TASK REQUIREMENTS | Include the line containing "(n10) at (408,1052)" and all lines before it, repeated exactly from the listing below, without pictures.
:::
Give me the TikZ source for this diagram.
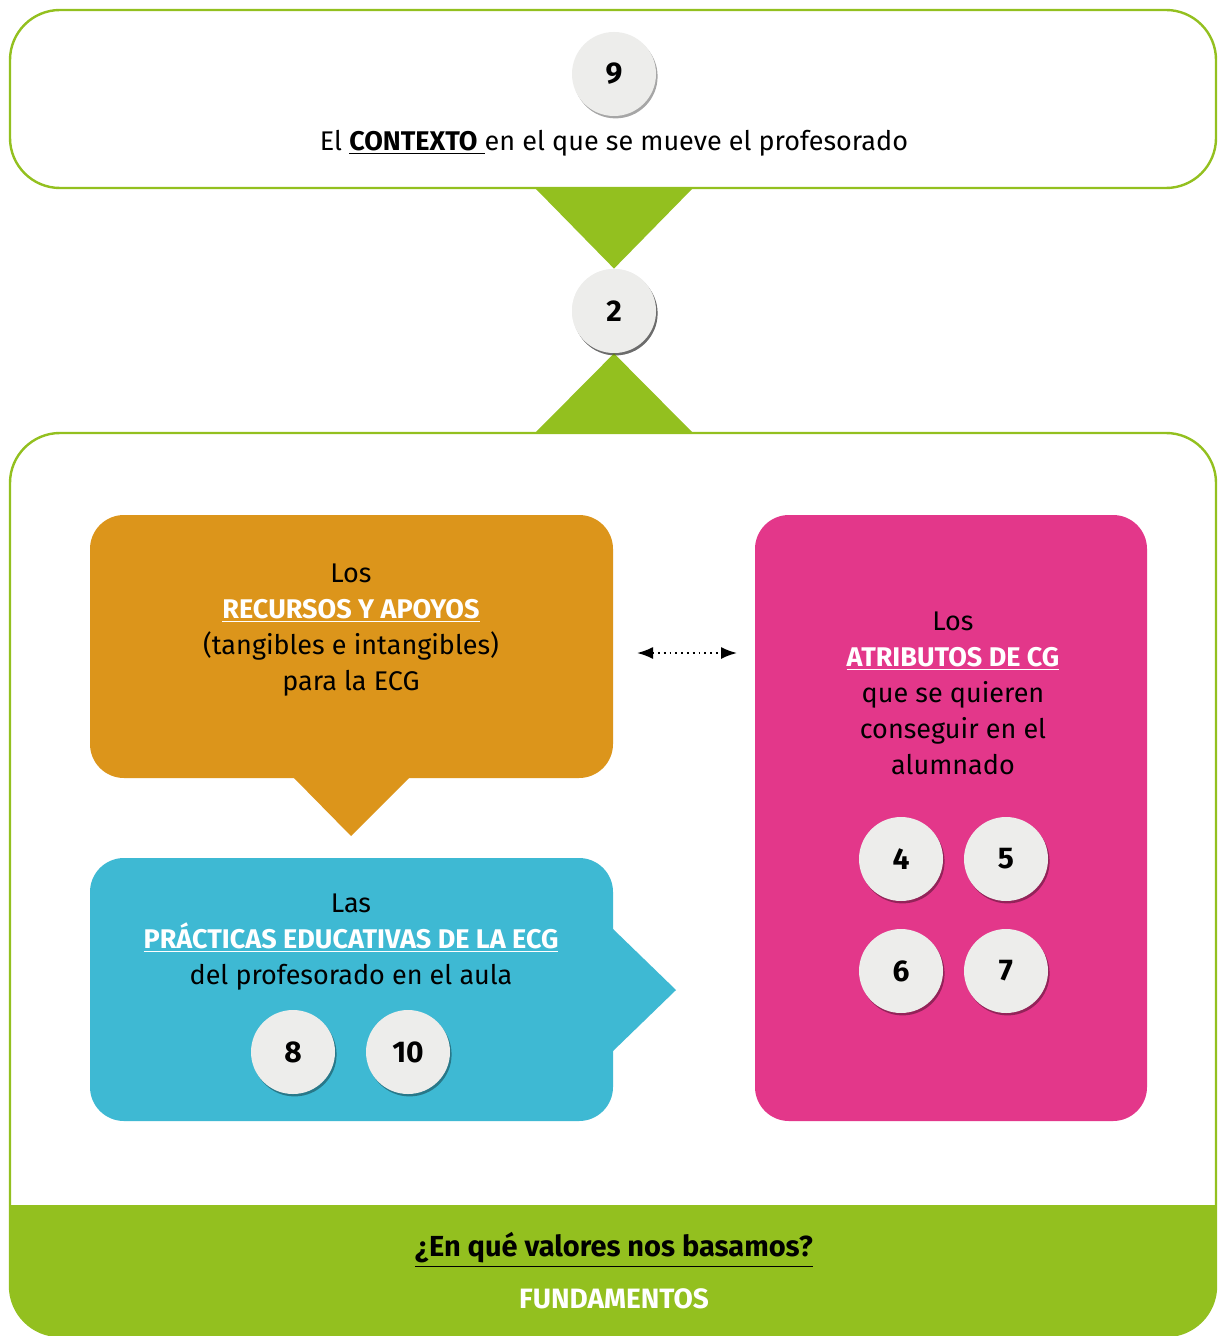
\documentclass[tikz,border=0pt]{standalone}
\usepackage{fontspec}
\setmainfont{Fira Sans}
\usetikzlibrary{arrows.meta,shadows}
\definecolor{verde}{RGB}{147,192,31}
\definecolor{naranja}{RGB}{220,149,27}
\definecolor{azul}{RGB}{62,185,211}
\definecolor{rosa}{RGB}{227,55,138}
\definecolor{gris}{RGB}{237,237,235}

\tikzset{
marco/.style={draw=verde,line width=1.2pt,rounded corners=25pt},
panel/.style={rounded corners=17pt},
num/.style={circle,fill=gris,minimum size=42pt,inner sep=0pt,
  font=\fontsize{15}{15}\selectfont\bfseries,
  drop shadow={shadow xshift=0.8pt,shadow yshift=-1.2pt,fill=black,opacity=0.35}},
texto/.style={align=center,font=\fontsize{13.5}{18}\selectfont}
}

\begin{document}
\begin{tikzpicture}[x=0.5pt,y=-0.5pt]
\useasboundingbox (0,0) rectangle (1217,1336);
\fill[white] (0,0) rectangle (1217,1336);

% marcos
\draw[marco] (10,10) rectangle (1216,188);
\begin{scope}
\clip (0,1205) rectangle (1217,1340);
\fill[verde,rounded corners=25pt] (10,433) rectangle (1216,1336);
\end{scope}
\draw[marco] (10,433) rectangle (1216,1336);

% numeros centrales
\node[num] (n9) at (614,74) {9};
\node[num] (n2) at (614,311) {2};
\fill[verde] (535,188) -- (693,188) -- (n2.north) -- cycle;
\fill[verde] (535,433) -- (693,433) -- (n2.south) -- cycle;
\node[num] (n2) at (614,311) {2};
\node[texto] (ctx) at (614,143) {El \underline{\textbf{CONTEXTO}~}en el que se mueve el profesorado};

% recursos
\fill[naranja,panel] (90,515) rectangle (613,778);
\fill[naranja] (293,777) -- (410,777) -- (351,836) -- cycle;
\node[texto] (rec) at (351,630) {Los\\\textcolor{white}{\underline{\textbf{RECURSOS Y APOYOS}}}\\(tangibles e intangibles)\\para la ECG};

% practicas
\fill[azul,panel] (90,858) rectangle (613,1121);
\fill[azul] (612,928) -- (676,990) -- (612,1052) -- cycle;
\node[texto] (prac) at (351,942) {Las\\\textcolor{white}{\underline{\textbf{PRÁCTICAS EDUCATIVAS DE LA ECG}}}\\del profesorado en el aula};
\node[num] (n8) at (293,1052) {8};
\node[num] (n10) at (408,1052) {10};

% atributos
\fill[rosa,panel] (755,515) rectangle (1147,1121);
\node[texto] (atr) at (953,693) {Los\\\textcolor{white}{\underline{\textbf{ATRIBUTOS DE CG}}}\\que se quieren\\conseguir en el\\alumnado};
\node[num] (n4) at (901,859) {4};
\node[num] (n5) at (1006,859) {5};
\node[num] (n6) at (901,971) {6};
\node[num] (n7) at (1006,971) {7};

% flecha
\coordinate (izq) at (637,653);
\coordinate (der) at (737,653);
\draw[dotted,line width=0.9pt,{Latex[length=8pt,width=6pt]}-{Latex[length=8pt,width=6pt]}] (izq) -- (der);

% fundamentos
\node[texto,font=\fontsize{14.5}{18}\selectfont\bfseries] (preg) at (614,1250) {\underline{¿En qué valores nos basamos?}};
\node[texto,text=white,font=\fontsize{14}{18}\selectfont\bfseries] (fund) at (614,1299) {FUNDAMENTOS};
\end{tikzpicture}
\end{document}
:::
THE COMPLETED TASK |
Give me the TikZ source for this diagram.
\documentclass[tikz,border=0pt]{standalone}
\usepackage{fontspec}
\setmainfont{Fira Sans}
\usetikzlibrary{arrows.meta,shadows}
\definecolor{verde}{RGB}{147,192,31}
\definecolor{naranja}{RGB}{220,149,27}
\definecolor{azul}{RGB}{62,185,211}
\definecolor{rosa}{RGB}{227,55,138}
\definecolor{gris}{RGB}{237,237,235}

\tikzset{
marco/.style={draw=verde,line width=1.2pt,rounded corners=25pt},
panel/.style={rounded corners=17pt},
num/.style={circle,fill=gris,minimum size=42pt,inner sep=0pt,
  font=\fontsize{15}{15}\selectfont\bfseries,
  drop shadow={shadow xshift=0.8pt,shadow yshift=-1.2pt,fill=black,opacity=0.35}},
texto/.style={align=center,font=\fontsize{13.5}{18}\selectfont}
}

\begin{document}
\begin{tikzpicture}[x=0.5pt,y=-0.5pt]
\useasboundingbox (0,0) rectangle (1217,1336);
\fill[white] (0,0) rectangle (1217,1336);

% marcos
\draw[marco] (10,10) rectangle (1216,188);
\begin{scope}
\clip (0,1205) rectangle (1217,1340);
\fill[verde,rounded corners=25pt] (10,433) rectangle (1216,1336);
\end{scope}
\draw[marco] (10,433) rectangle (1216,1336);

% numeros centrales
\node[num] (n9) at (614,74) {9};
\node[num] (n2) at (614,311) {2};
\fill[verde] (535,188) -- (693,188) -- (n2.north) -- cycle;
\fill[verde] (535,433) -- (693,433) -- (n2.south) -- cycle;
\node[num] (n2) at (614,311) {2};
\node[texto] (ctx) at (614,143) {El \underline{\textbf{CONTEXTO}~}en el que se mueve el profesorado};

% recursos
\fill[naranja,panel] (90,515) rectangle (613,778);
\fill[naranja] (293,777) -- (410,777) -- (351,836) -- cycle;
\node[texto] (rec) at (351,630) {Los\\\textcolor{white}{\underline{\textbf{RECURSOS Y APOYOS}}}\\(tangibles e intangibles)\\para la ECG};

% practicas
\fill[azul,panel] (90,858) rectangle (613,1121);
\fill[azul] (612,928) -- (676,990) -- (612,1052) -- cycle;
\node[texto] (prac) at (351,942) {Las\\\textcolor{white}{\underline{\textbf{PRÁCTICAS EDUCATIVAS DE LA ECG}}}\\del profesorado en el aula};
\node[num] (n8) at (293,1052) {8};
\node[num] (n10) at (408,1052) {10};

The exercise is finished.